Heart of Darkness Part I, Section 3 Summary (pages 75-91)
Marlow departs deeper into the jungle with sixty men on a two-hundred-mile journey to the Central Station. The villages along the paths are abandoned. The faint sound of drums can be heard on quiet nights, which Marlow likens to " 'the sound of bells in a Christian country' " (76). Marlow's caravan comes upon an intoxicated white man who says he's looking after the upkeep of the paths, though has really done little more than murder an indigenous person whom Marlow discovers farther up the path. Marlow argues with the native workers in his employ when they must carry another white man who becomes ill. Marlow recalls the doctor's interest in his psyche and the effects of the jungle environment on it.
Marlow arrives at the central station and meets some Company workers—" 'white men with long staves' " (77), one of whom informs Marlow that the steamer he is to pilot has sunk. Marlow then goes to meet the manager, who makes him uneasy, and whose forte seems to be his ability to avoid illness. He learns from the manager that Kurtz has fallen ill. The manager explains that fixing the steamer is an urgent manner and gives Marlow three months to accomplish this task.
Marlow goes to work on the steamer and observes the idleness and inefficiency of the Company men, whom he describes as "faithless pilgrims bewitched inside a rotten fence" (80). Marlow meets the brick maker, and sees an oil painting in his possession painted by Kurtz. Marlow realizes the manager and brick-maker are both upset by Kurtz's success within the Company. The original narrator breaks in to describe they are sitting in pitch darkness and listening to Marlow, whose tale makes the narrator uneasy.

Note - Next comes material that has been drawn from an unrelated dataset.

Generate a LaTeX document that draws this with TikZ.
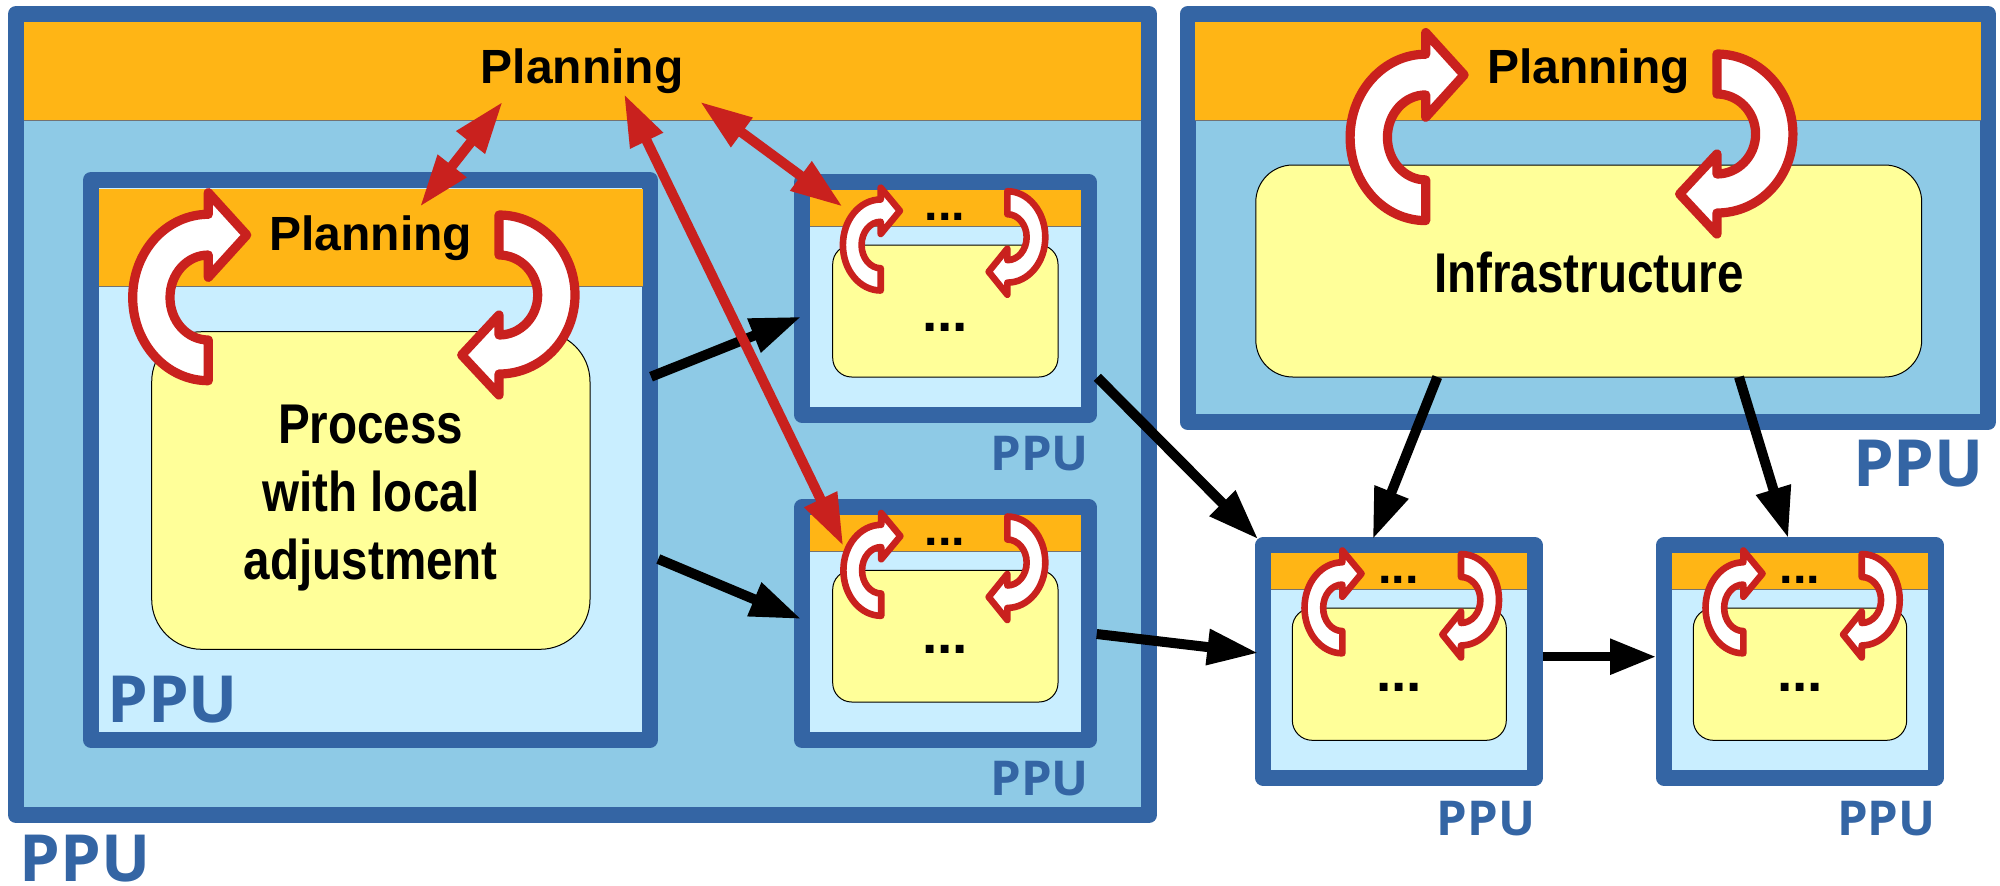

Marlow continues his tale, recounting the absurd inefficacy of the Company and giving his opinions about labor and what it produces. Marlow becomes acquainted with the foreman. Marlow expects rivets to arrive, but they do not. Arriving instead is a five-part caravan called the Eldorado Exploring Expedition, which Marlow views as little more than a group of bandits, and the leader of which is the manager's uncle.